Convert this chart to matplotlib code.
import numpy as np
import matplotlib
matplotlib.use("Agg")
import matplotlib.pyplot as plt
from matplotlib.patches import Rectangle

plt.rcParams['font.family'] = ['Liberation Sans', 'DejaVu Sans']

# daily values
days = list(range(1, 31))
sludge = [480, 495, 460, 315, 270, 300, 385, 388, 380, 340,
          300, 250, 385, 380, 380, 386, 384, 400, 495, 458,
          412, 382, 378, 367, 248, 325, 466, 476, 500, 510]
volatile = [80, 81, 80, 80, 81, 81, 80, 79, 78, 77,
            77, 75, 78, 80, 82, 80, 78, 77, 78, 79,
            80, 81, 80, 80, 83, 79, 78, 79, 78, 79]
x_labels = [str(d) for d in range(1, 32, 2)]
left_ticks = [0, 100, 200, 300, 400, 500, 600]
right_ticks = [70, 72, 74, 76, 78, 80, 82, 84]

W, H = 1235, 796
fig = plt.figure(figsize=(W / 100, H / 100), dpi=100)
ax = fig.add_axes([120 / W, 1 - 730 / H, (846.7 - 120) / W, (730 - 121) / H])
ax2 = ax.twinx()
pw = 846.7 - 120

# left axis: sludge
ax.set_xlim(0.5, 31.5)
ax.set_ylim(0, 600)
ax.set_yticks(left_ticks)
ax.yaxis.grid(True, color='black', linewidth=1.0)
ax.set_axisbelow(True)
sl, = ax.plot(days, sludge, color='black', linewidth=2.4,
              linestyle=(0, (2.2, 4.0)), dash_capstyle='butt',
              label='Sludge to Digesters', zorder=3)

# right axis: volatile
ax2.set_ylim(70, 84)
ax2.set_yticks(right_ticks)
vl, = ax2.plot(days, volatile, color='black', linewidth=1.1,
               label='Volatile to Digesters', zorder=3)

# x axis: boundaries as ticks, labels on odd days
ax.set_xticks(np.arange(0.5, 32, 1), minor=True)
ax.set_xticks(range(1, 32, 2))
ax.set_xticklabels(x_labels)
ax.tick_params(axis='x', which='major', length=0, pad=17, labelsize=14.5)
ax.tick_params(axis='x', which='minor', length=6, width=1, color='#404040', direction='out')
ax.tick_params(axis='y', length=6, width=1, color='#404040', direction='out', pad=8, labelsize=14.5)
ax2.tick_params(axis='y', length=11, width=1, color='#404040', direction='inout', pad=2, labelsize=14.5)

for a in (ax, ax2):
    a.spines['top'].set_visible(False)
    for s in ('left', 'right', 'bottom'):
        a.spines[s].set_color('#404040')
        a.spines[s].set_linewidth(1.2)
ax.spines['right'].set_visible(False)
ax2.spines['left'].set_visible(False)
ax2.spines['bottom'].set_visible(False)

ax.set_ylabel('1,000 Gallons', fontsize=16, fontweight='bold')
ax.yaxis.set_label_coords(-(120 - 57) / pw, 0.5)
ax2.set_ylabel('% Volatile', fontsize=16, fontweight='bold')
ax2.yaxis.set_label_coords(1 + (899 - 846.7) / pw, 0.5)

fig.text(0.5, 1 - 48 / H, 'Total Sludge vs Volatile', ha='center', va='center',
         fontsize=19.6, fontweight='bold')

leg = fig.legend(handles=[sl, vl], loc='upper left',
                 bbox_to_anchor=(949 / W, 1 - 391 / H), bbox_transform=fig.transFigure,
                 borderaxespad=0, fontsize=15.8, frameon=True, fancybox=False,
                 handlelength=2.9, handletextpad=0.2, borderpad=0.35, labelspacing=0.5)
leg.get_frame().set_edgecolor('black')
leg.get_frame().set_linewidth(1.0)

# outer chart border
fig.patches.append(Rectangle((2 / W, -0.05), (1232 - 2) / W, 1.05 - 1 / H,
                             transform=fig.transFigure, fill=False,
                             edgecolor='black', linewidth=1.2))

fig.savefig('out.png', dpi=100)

==================================================

* Task requirements *
Scan the material above for the string "matplotlib" and report each line where you find it.

* Output for this task *
Convert this chart to matplotlib code.
import matplotlib
matplotlib.use("Agg")
import matplotlib.pyplot as plt
from matplotlib.patches import Rectangle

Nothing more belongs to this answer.